Written request
Give back exactly the lines from the beginning of the listing below to the line holding "7.2, 6.4, 6.4]", both ends included; the pictures stay out.

[Available data start]

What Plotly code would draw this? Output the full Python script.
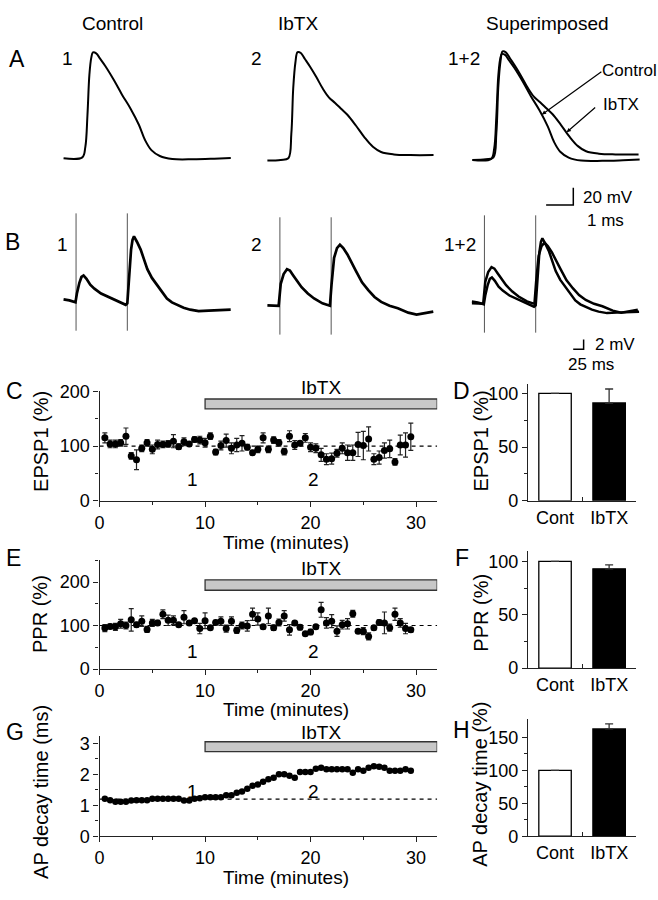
import plotly.graph_objects as go

W, H = 658, 900
FONT = "Liberation Sans, Arial, Helvetica, sans-serif"

# ---------------- data ----------------
# A: presynaptic action potentials (time ms, voltage mV re: baseline)
AP_CTRL_T = [0, 0.69, 0.80, 0.88, 0.95, 1.02, 1.08, 1.20, 1.35, 1.54, 1.85, 2.15, 2.46, 2.77, 3.00, 3.23, 3.54, 4.00, 4.77, 5.54, 6.15]
AP_CTRL_V = [0, 1.1, 13, 51, 97, 117, 123, 122, 115.5, 107, 91, 74, 58, 39, 21, 9.5, 2.7, -0.8, -1.1, -0.4, 0.4]
AP_IBTX_T = [0, 0.49, 0.77, 0.88, 0.95, 1.03, 1.11, 1.23, 1.38, 1.57, 1.80, 2.03, 2.26, 2.49, 2.72, 2.95, 3.26, 3.57, 3.88, 4.18, 4.65, 5.26, 6.11]
AP_IBTX_V = [0, 0.8, 2.7, 31, 84, 114, 126, 125, 118, 109, 97, 84, 73.5, 67, 60, 53, 40.5, 27, 16, 10, 7.2, 6.4, 6.4]

# B: paired EPSPs (time ms, voltage mV re: baseline)
EPSP_CTRL_T = [0, 14, 28.6, 32, 38, 43, 48, 55, 64, 74, 90, 114, 133, 149, 153, 157, 162, 165.5, 169, 176, 185, 193, 201,
               212, 224.5, 236, 248, 260, 272, 288, 304, 324, 348, 371, 401]
EPSP_CTRL_V = [0.4, 0.2, -0.2, 1.6, 3.8, 5.0, 5.3, 4.6, 3.4, 2.6, 1.6, 0.6, -0.2, -0.7, -0.4, 5.6, 10.6, 12.6, 13.3, 12.2, 10.6,
               8.6, 6.6, 4.8, 3.3, 1.8, 0.6, -0.2, -0.7, -1.3, -1.7, -2.0, -1.9, -1.8, -1.7]
EPSP_IBTX_T = [0, 17, 27, 32, 39, 47, 54, 62, 72, 82, 97, 112, 132, 150, 154, 160, 167, 174, 182, 192, 212, 227, 242,
               257, 273, 293, 313, 338, 358, 378, 398]
EPSP_IBTX_V = [0, -0.1, -0.1, 4.4, 6.4, 7.4, 7.1, 6.1, 4.9, 3.7, 2.4, 1.4, 0.4, -0.1, 4.4, 9.7, 11.7, 12.4, 11.7, 10.4, 7.1,
               4.7, 3.1, 1.7, 0.7, -0.1, -0.6, -1.5, -1.9, -1.6, -1.3]
STIM_T = [30, 153]
STIM_V = [-6, 18]

# scale bars
SCALE_A = (1, 20)    # ms, mV
SCALE_B = (25, 2)    # ms, mV

# C, E, G: time courses
TIME_MIN = [0.5, 1.0, 1.5, 2.0, 2.5, 3.0, 3.5, 4.0, 4.5, 5.0, 5.5, 6.0, 6.5, 7.0, 7.5, 8.0, 8.5, 9.0, 9.5, 10.0,
            10.5, 11.0, 11.5, 12.0, 12.5, 13.0, 13.5, 14.0, 14.5, 15.0, 15.5, 16.0, 16.5, 17.0, 17.5, 18.0, 18.5, 19.0,
            19.5, 20.0, 20.5, 21.0, 21.5, 22.0, 22.5, 23.0, 23.5, 24.0, 24.5, 25.0, 25.5, 26.0, 26.5, 27.0, 27.5,
            28.0, 28.5, 29.0, 29.5]
EPSP1 = [115, 104, 104, 106, 118, 82, 75, 96, 106, 94, 103, 103, 104, 109, 99, 108, 104, 112, 111, 106,
         118, 89, 101, 110, 96, 102, 105, 98, 88, 94, 115, 94, 111, 106, 90, 118, 102, 105, 115, 98,
         96, 84, 76, 77, 87, 96, 88, 88, 103, 101, 113, 76, 79, 92, 95, 71, 102, 102, 117]
EPSP1_ERR = [9, 7, 7, 6, 15, 6, 18, 6, 6, 8, 8, 6, 6, 12, 5, 7, 3, 5, 7, 8,
             6, 5, 8, 12, 10, 12, 14, 5, 4, 6, 9, 6, 6, 6, 6, 10, 8, 4, 8, 8,
             8, 12, 10, 10, 7, 10, 14, 14, 22, 26, 22, 10, 12, 14, 16, 6, 18, 22, 25]
PPR = [94, 98, 97, 104, 100, 113, 102, 110, 91, 106, 106, 126, 112, 112, 102, 119, 106, 111, 93, 111,
       95, 107, 110, 93, 110, 89, 100, 99, 126, 115, 97, 122, 95, 107, 122, 90, 106, 96, 81, 85,
       97, 136, 106, 110, 87, 102, 104, 127, 87, 87, 75, 95, 107, 106, 95, 126, 106, 93, 90]
PPR_ERR = [8, 5, 8, 10, 8, 26, 5, 12, 7, 8, 6, 10, 12, 10, 4, 15, 4, 5, 12, 18,
           4, 5, 10, 8, 10, 7, 8, 12, 14, 14, 5, 18, 6, 8, 12, 12, 4, 6, 4, 6,
           4, 17, 12, 15, 12, 10, 12, 8, 4, 8, 8, 5, 6, 25, 8, 14, 10, 12, 5]
AP_DECAY = [1.21, 1.16, 1.11, 1.11, 1.11, 1.15, 1.16, 1.16, 1.16, 1.21, 1.21, 1.21, 1.21, 1.21, 1.21, 1.15, 1.15,
            1.21, 1.23, 1.26, 1.26, 1.26, 1.26, 1.32, 1.32, 1.40, 1.44, 1.53, 1.63, 1.67, 1.76, 1.84, 1.89, 2.00,
            2.00, 1.95, 1.89, 2.07, 2.07, 2.07, 2.18, 2.21, 2.16, 2.16, 2.16, 2.16, 2.16, 2.05, 2.16, 2.11, 2.21,
            2.26, 2.24, 2.21, 2.11, 2.11, 2.11, 2.16, 2.11]
EPSP1_BASE = 100
PPR_BASE = 100
AP_DECAY_BASE = 1.2
IBTX_ON = [10, 32]

# D, F, H: summary bars
BAR_CATS = ["Cont", "IbTX"]
EPSP1_BAR = [100, 91]
EPSP1_BAR_ERR = [0, 13]
PPR_BAR = [100, 93]
PPR_BAR_ERR = [0, 3.7]
APD_BAR = [100, 163]
APD_BAR_ERR = [0, 7.5]

# ---------------- helpers ----------------
def aid(n):
    return "" if n == 1 else str(n)


def px(x):
    return x / W


def py(y):
    return 1 - y / H


layout = dict(width=W, height=H, margin=dict(l=0, r=0, t=0, b=0), paper_bgcolor="white",
              plot_bgcolor="rgba(0,0,0,0)", showlegend=False,
              font=dict(family=FONT, color="black", size=18))
shapes, annotations, traces = [], [], []


def set_axes(n, xdom, ydom, xr, yr, xkw=None, ykw=None):
    xa = dict(domain=[px(xdom[0]), px(xdom[1])], range=xr, anchor="y" + aid(n), fixedrange=True)
    ya = dict(domain=[py(ydom[1]), py(ydom[0])], range=yr, anchor="x" + aid(n), fixedrange=True)
    xa.update(xkw if xkw is not None else dict(visible=False))
    ya.update(ykw if ykw is not None else dict(visible=False))
    layout["xaxis" + aid(n)] = xa
    layout["yaxis" + aid(n)] = ya


def trace_panel(n, xdom, ydom, origin, scale):
    ox, oy = origin
    sx, sy = scale
    xr = [(xdom[0] - ox) / sx, (xdom[1] - ox) / sx]
    yr = [(oy - ydom[1]) / sy, (oy - ydom[0]) / sy]
    set_axes(n, xdom, ydom, xr, yr)


def line(n, x, y, width=2.0, color="black", shape="linear", dash=None):
    traces.append(go.Scatter(x=x, y=y, mode="lines", xaxis="x" + aid(n), yaxis="y" + aid(n),
                             line=dict(color=color, width=width, shape=shape, dash=dash),
                             hoverinfo="skip", cliponaxis=False))


def text(x, y, s, size=19, **kw):
    d = dict(x=px(x), y=py(y), xref="paper", yref="paper", text=s, showarrow=False, borderpad=0,
             font=dict(size=size, family=FONT, color="black"), xanchor="center", yanchor="middle")
    d.update(kw)
    annotations.append(d)


AX = dict(showline=True, linecolor="#222", linewidth=1.3, ticks="outside", ticklen=5, tickwidth=1.3,
          tickcolor="#222", showgrid=False, zeroline=False,
          tickfont=dict(size=18, family=FONT, color="black"))


def minor(vals, ticks="outside", ln=3):
    return dict(tickvals=vals, ticks=ticks, ticklen=ln, tickwidth=1.1, tickcolor="#222", showgrid=False)


# ---------------- A: action potentials ----------------
SA = (27.4, 0.88)  # px per ms, px per mV
trace_panel(1, (50, 240), (30, 230), (59, 151.7), SA)
trace_panel(2, (255, 445), (30, 230), (264.4, 154.0), SA)
trace_panel(3, (460, 652), (30, 230), (471.0, 153.3), SA)
line(1, AP_CTRL_T, AP_CTRL_V, 2.0, shape="spline")
line(2, AP_IBTX_T, AP_IBTX_V, 2.0, shape="spline")
line(3, AP_IBTX_T, AP_IBTX_V, 2.0, shape="spline")
line(3, AP_CTRL_T, AP_CTRL_V, 2.0, shape="spline")
# scale bar A (corner at bottom-right)
ca_t, ca_v = 3.71, -52.3
line(3, [ca_t - SCALE_A[0], ca_t, ca_t], [ca_v, ca_v, ca_v + SCALE_A[1]], 1.5)

# ---------------- B: EPSPs ----------------
SB = (0.42, 5.0)
trace_panel(4, (50, 240), (205, 372), (59, 298), SB)
trace_panel(5, (255, 445), (205, 372), (264.4, 302), SB)
trace_panel(6, (460, 652), (205, 372), (470.5, 300), SB)
for n in (4, 5, 6):
    for st in STIM_T:
        line(n, [st, st], STIM_V, 1.0, color="#555")
line(4, EPSP_CTRL_T, EPSP_CTRL_V, 2.7)
line(5, EPSP_IBTX_T, EPSP_IBTX_V, 2.7)
line(6, EPSP_CTRL_T, EPSP_CTRL_V, 2.5)
line(6, EPSP_IBTX_T, EPSP_IBTX_V, 2.5)
cb_t, cb_v = 268, -9.4
line(6, [cb_t - SCALE_B[0], cb_t, cb_t], [cb_v, cb_v, cb_v + SCALE_B[1]], 1.5)

# ---------------- C / E / G time courses ----------------
XDOM_T = (95.3, 435.5)
xt = dict(AX, tickvals=[0, 10, 20, 30], minor=minor([5, 15, 25]))


def time_panel(n, ydom, yr, yvals, yminor, ys, err, base, bar_y, lab_y, msize=7, lab_shift=0):
    set_axes(n, XDOM_T, ydom, [0, 32], yr, dict(xt),
             dict(AX, tickvals=yvals, minor=minor(yminor)))
    line(n, [0, 32], [base, base], 1.2, dash="4px,4px")
    sc = dict(x=TIME_MIN, y=ys, mode="markers", xaxis="x" + aid(n), yaxis="y" + aid(n),
              marker=dict(color="black", size=msize), hoverinfo="skip", cliponaxis=False)
    if err is not None:
        sc["error_y"] = dict(type="data", array=err, color="#222", thickness=1.2, width=2.5)
    traces.append(go.Scatter(**sc))
    shapes.append(dict(type="rect", xref="x" + aid(n), yref="y" + aid(n), x0=IBTX_ON[0], x1=IBTX_ON[1],
                       y0=bar_y[0], y1=bar_y[1], fillcolor="#c8c8c8", line=dict(color="#333", width=1.3)))
    annotations.append(dict(x=sum(IBTX_ON) / 2, y=bar_y[1], xref="x" + aid(n), yref="y" + aid(n),
                            text="IbTX", showarrow=False, yanchor="bottom", yshift=lab_shift, borderpad=0,
                            font=dict(size=19, family=FONT, color="black")))
    for lx, lab in zip((8.84, 20.3), ("1", "2")):
        annotations.append(dict(x=lx, y=lab_y, xref="x" + aid(n), yref="y" + aid(n), text=lab,
                                showarrow=False, borderpad=0,
                                font=dict(size=19, family=FONT, color="black")))


time_panel(7, (390, 502), [0, 200], [0, 100, 200], [50, 150], EPSP1, EPSP1_ERR, EPSP1_BASE, (168, 186), 39)
time_panel(9, (562.75, 674), [0, 250], [0, 100, 200], [50, 150, 250], PPR, PPR_ERR, PPR_BASE, (181, 205), 41)
time_panel(11, (743, 845), [0, 3.22], [0, 1, 2, 3], [0.5, 1.5, 2.5], AP_DECAY, None, AP_DECAY_BASE,
           (2.73, 3.05), 1.45, msize=6.5, lab_shift=-2)

# ---------------- D / F / H bars ----------------
XDOM_B = (527, 636)


def bar_panel(n, ydom, yr, yvals, yminor, vals, errs):
    set_axes(n, XDOM_B, ydom, [-0.5, 1.5], yr,
             dict(AX, ticks="", tickvals=[0, 1], ticktext=BAR_CATS, minor=minor([0.5], "inside", 4)),
             dict(AX, tickvals=yvals, minor=minor(yminor)))
    traces.append(go.Bar(x=[0, 1], y=vals, width=0.6, xaxis="x" + aid(n), yaxis="y" + aid(n),
                         marker=dict(color=["white", "black"], line=dict(color="black", width=1.3)),
                         error_y=dict(type="data", array=errs, arrayminus=[0, 0], symmetric=False,
                                      color="#333", thickness=1.3, width=4),
                         hoverinfo="skip", cliponaxis=False))


bar_panel(8, (382, 502), [0, 109.1], [0, 50, 100], [25, 75], EPSP1_BAR, EPSP1_BAR_ERR)
bar_panel(10, (553, 673), [0, 110], [0, 50, 100], [25, 75], PPR_BAR, PPR_BAR_ERR)
bar_panel(12, (725, 845), [0, 178.2], [0, 50, 100, 150], [25, 75, 125], APD_BAR, APD_BAR_ERR)

# ---------------- texts ----------------
text(108.6, 14, "Control", 19)
text(295, 14, "IbTX", 19)
text(547, 14, "Superimposed", 19)
for lx, ly, s in [(12.5, 50, "A"), (8, 237, "B"), (10, 390, "C"), (460, 390, "D"), (9, 560, "E"),
                  (460, 560, "F"), (10, 738, "G"), (460, 736, "H")]:
    text(lx, ly, s, 23)
for lx, ly, s in [(63, 50, "1"), (253, 50, "2"), (463, 50, "1+2"), (57.5, 240, "1"), (253, 240, "2"),
                  (458, 240, "1+2")]:
    text(lx, ly, s, 19)
# scale bar labels
text(581, 191.7, "20 mV", 17, xanchor="left")
text(605, 215, "1 ms", 17)
text(594, 342, "2 mV", 17, xanchor="left")
text(590, 363, "25 ms", 17)
# superimposed labels and pointers
text(629, 62, "Control", 17)
text(621, 97, "IbTX", 17)
for hx, hy, tx, ty in [(541, 107, 602, 63), (566, 125, 596, 99)]:
    annotations.append(dict(x=px(hx), y=py(hy), xref="paper", yref="paper", text="", showarrow=True,
                            ax=tx - hx, ay=ty - hy, arrowhead=2, arrowsize=0.7, arrowwidth=1.2,
                            arrowcolor="black", standoff=0, startstandoff=0))
# axis titles
for lx, ly, s in [(36, 441, "EPSP1 (%)"), (36, 618, "PPR (%)"), (37, 800, "AP decay time (ms)"),
                  (480, 441, "EPSP1 (%)"), (480, 616, "PPR (%)"), (479, 792, "AP decay time (%)")]:
    text(lx, ly, s, 20, textangle=-90)
for ly in (545, 715.5, 887):
    text(283, ly, "Time (minutes)", 19)

layout["shapes"] = shapes
layout["annotations"] = annotations
fig = go.Figure(data=traces, layout=layout)
fig.write_html("out.html", config=dict(displayModeBar=False),
               post_script="document.body.style.margin='0';document.body.style.overflow='hidden';")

[Available data end]

Solution to the problem
What Plotly code would draw this? Output the full Python script.
import plotly.graph_objects as go

W, H = 658, 900
FONT = "Liberation Sans, Arial, Helvetica, sans-serif"

# ---------------- data ----------------
# A: presynaptic action potentials (time ms, voltage mV re: baseline)
AP_CTRL_T = [0, 0.69, 0.80, 0.88, 0.95, 1.02, 1.08, 1.20, 1.35, 1.54, 1.85, 2.15, 2.46, 2.77, 3.00, 3.23, 3.54, 4.00, 4.77, 5.54, 6.15]
AP_CTRL_V = [0, 1.1, 13, 51, 97, 117, 123, 122, 115.5, 107, 91, 74, 58, 39, 21, 9.5, 2.7, -0.8, -1.1, -0.4, 0.4]
AP_IBTX_T = [0, 0.49, 0.77, 0.88, 0.95, 1.03, 1.11, 1.23, 1.38, 1.57, 1.80, 2.03, 2.26, 2.49, 2.72, 2.95, 3.26, 3.57, 3.88, 4.18, 4.65, 5.26, 6.11]
AP_IBTX_V = [0, 0.8, 2.7, 31, 84, 114, 126, 125, 118, 109, 97, 84, 73.5, 67, 60, 53, 40.5, 27, 16, 10, 7.2, 6.4, 6.4]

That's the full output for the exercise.